The forest trees are much like those of the adjacent islands. There are no very large animals, those peculiar to Celebes being the tailless baboon and the "pig-deer," which has tusks and curving horns.

Parts of the interior of Celebes still remain unexplored and are said to be inhabited by cannibals and head-hunters.

Macassar is the capital and chief city. It is situated in the southern part of the southwestern peninsula, and in commerce ranks next to the largest cities of Java. Its trade totals upward of three million dollars annually.

The principal exports of the island are coffee, rice, nutmegs, cloves, dammer, copal, rattan, copra, tobacco, trepang, and tortoise-shell; coffee greatly outranking all the other products.


CHAPTER XXXIV

BORNEO AND PAPUA

Hot, damp, and swampy along the coast lowlands; rugged and fairly pleasant in the high plateau lands—that is Borneo, an island as large as the State of Texas. Borneo has a great future, however, when a race of civilized people can be found who can inhabit it, for it is even more unhealthful than Sumatra.

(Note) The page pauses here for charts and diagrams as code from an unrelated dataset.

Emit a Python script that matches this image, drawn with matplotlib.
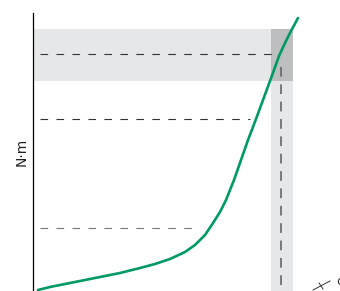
import matplotlib
matplotlib.use("Agg")
import matplotlib.pyplot as plt
from matplotlib.patches import Rectangle

plt.rcParams["lines.scale_dashes"] = False

# curve (x, y) in chart units
curve_x = [5, 17, 32, 47, 67, 87, 107, 122, 137, 152, 162, 172, 180, 187, 193,
           201, 208, 215, 223, 230, 237, 241, 246, 252, 258, 265]
curve_y = [1, 4, 7, 10, 14, 18, 23, 27, 32, 39, 46, 56, 68, 79, 91,
           111, 131, 151, 172, 191, 210, 221, 235, 248, 260, 273]

# reference levels (y) and where their dashed lines stop (x)
levels = [237, 172, 63]
level_ends = [242, 217, 165]
level_colors = ["#333333", "#333333", "#777777"]

band_y = (210, 262)   # horizontal shaded band
band_x = (238, 260)   # vertical shaded band
mark_x = 248          # vertical dashed line

fig = plt.figure(figsize=(3.40, 2.91), dpi=100)
ax = fig.add_axes([33 / 340, 0, 307 / 340, 278 / 291])
ax.set_xlim(0, 307)
ax.set_ylim(0, 278)

light = "#e6e7e8"
dark = "#bcbec0"
ax.add_patch(Rectangle((0, band_y[0]), band_x[0], band_y[1] - band_y[0], color=light, lw=0))
ax.add_patch(Rectangle((band_x[0], 0), band_x[1] - band_x[0], band_y[0], color=light, lw=0))
ax.add_patch(Rectangle((band_x[0], band_y[0]), band_x[1] - band_x[0], band_y[1] - band_y[0],
                       color=dark, lw=0))

for y, x_end, c in zip(levels, level_ends, level_colors):
    ax.plot([7, x_end], [y, y], color=c, lw=0.8, linestyle=(0, (5.5, 6)))
ax.plot([mark_x, mark_x], [6, 229], color="#666666", lw=1.2, linestyle=(0, (7, 5.5)))

ax.plot(curve_x, curve_y, color="#009a63", lw=1.9, solid_capstyle="round",
        solid_joinstyle="round", clip_on=False)

for s in ["top", "right", "bottom"]:
    ax.spines[s].set_visible(False)
ax.spines["left"].set_linewidth(0.9)
ax.set_xticks([])
ax.set_yticks([])
ax.set_ylabel("N·m", fontsize=10, color="#222222", labelpad=3)

# cut-off axis label at bottom right
fig.text(336 / 340, 3 / 291, "c", fontsize=9, color="#333333", ha="left", va="bottom")
fig.add_artist(plt.Line2D([313 / 340, 330 / 340], [1 / 291, 10 / 291], color="#333333", lw=0.7))
fig.add_artist(plt.Line2D([319 / 340, 323 / 340], [8 / 291, 2 / 291], color="#333333", lw=0.7))

fig.savefig("out.png", dpi=100)
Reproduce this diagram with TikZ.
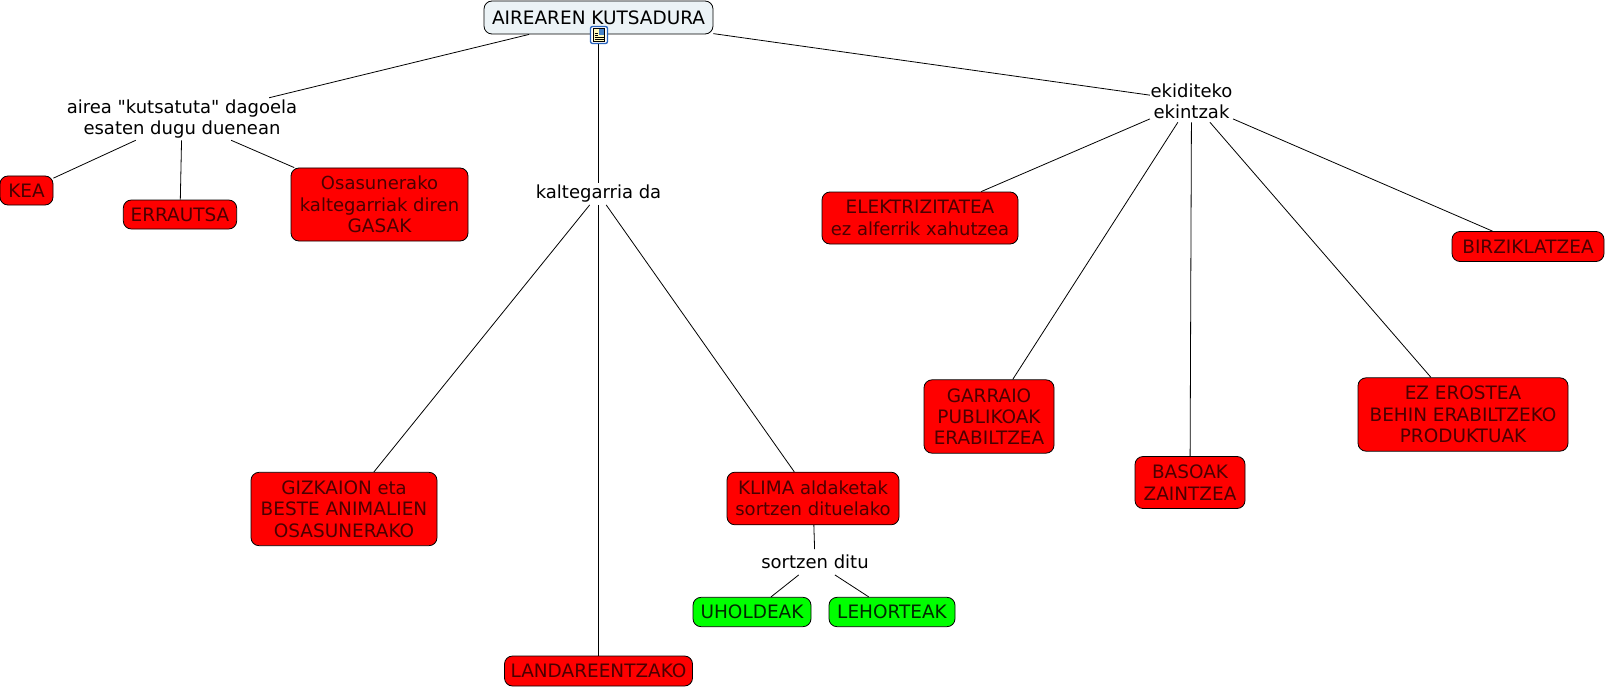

But the wealth is there—diamonds that are rather poor in color, gold, copper, iron, coal, and petroleum. That is a good list, and it remains only to find a people who can live there and make the great wealth of the island available to the world. Perhaps it may be the Japanese—less likely the Chinese, for they are content to trade with the natives. Possibly it may be the Filipinos—for some of the Filipinos, especially the Moros, are the descendants of Borneo peoples.